Friday 6 July 2007

Another Beginning


King Street (start)
I promise to start posting some finished pieces of work Real Soon Now, but for now I'm in a getting-them-started kind of mood.
At the Art Club yesterday, I worked on a painting begun at home earlier in the week. It's one to go with the picture of South Shields Metro station, which I've now brought home so I can look long and hard at that tree. The image above is where I started at the Club.
What I like about this image, in particular, is the way the green Metro bridge cuts across the street and forms a counterpoint to the main thrust of the buildings. I may seem to be dotting about in terms of subject matter, but it's my colour experiments which are of most interest to me at the moment, and I'm quite pleased with the way the use of colour is coming along.
This is how I left it when I came home:

King Street (second day)

7 comments:

jafabrit said...

I live on King Street, but it doesn't look at lovely as this. I like the softer yellow sky.

harry bell said...

Hah! The King Street in South Shields doesn't look as lovely as this either.

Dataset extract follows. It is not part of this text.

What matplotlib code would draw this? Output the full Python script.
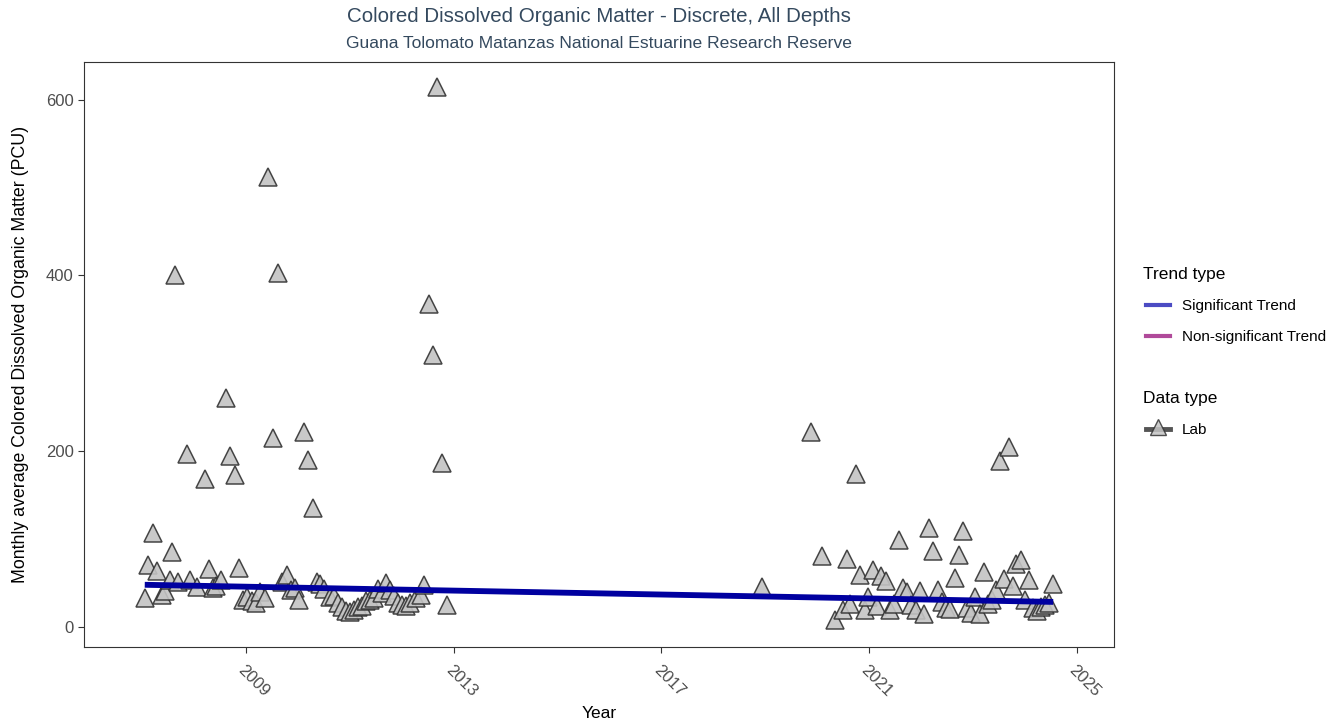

In the first stage, I just knock in a general idea of the colours I want (or sometimes their complementary); after that, it's a question of refining, balancing, adjusting ...

Anonymous said...

This painting of King St is looking very interesting, I like it a lot. I love the way at first it reads as an abstract,the shapes just grab you, and then it registers that it is a street...i enjoy that in a painting. I will check your blog often.

harry bell said...

Thanks Sally - please do come back again.

Anna said...

I'd have been content with it in its start state with just a few rough edges knocked off. That yellow sky punched the building blocks forward so dramatically.

But No 2 is great also - especially the wet pavement. It is so interesting to see them evolve.

ian gordon said...

Beautiful colour. And composition.

Reading below I think your impressions of the Summer Show at the Royal were broadly in line with mine. Although I think you were kinder to Hockney. (I think I would have liked the small canvases to join up far less).

I'm liking these pictures of yours with the walways over the road. The way they cut into the formal perspective of the street is really interesting.

harry bell said...

Thanks, Ian. Leafing through the RA magazine, I see that Hockney painted the big picture in batches of ten canvases, the most he could take in at one time. And he spent each evening looking at print-outs of photographs of the day's work, so he hasn't entirely eschewed the use of photographs, it seems

Re the South Shields pictures, it was the bridge (it's actually the Metro railway line bridge) cutting across that attracted me to these views in the first place. Glad you share my interest.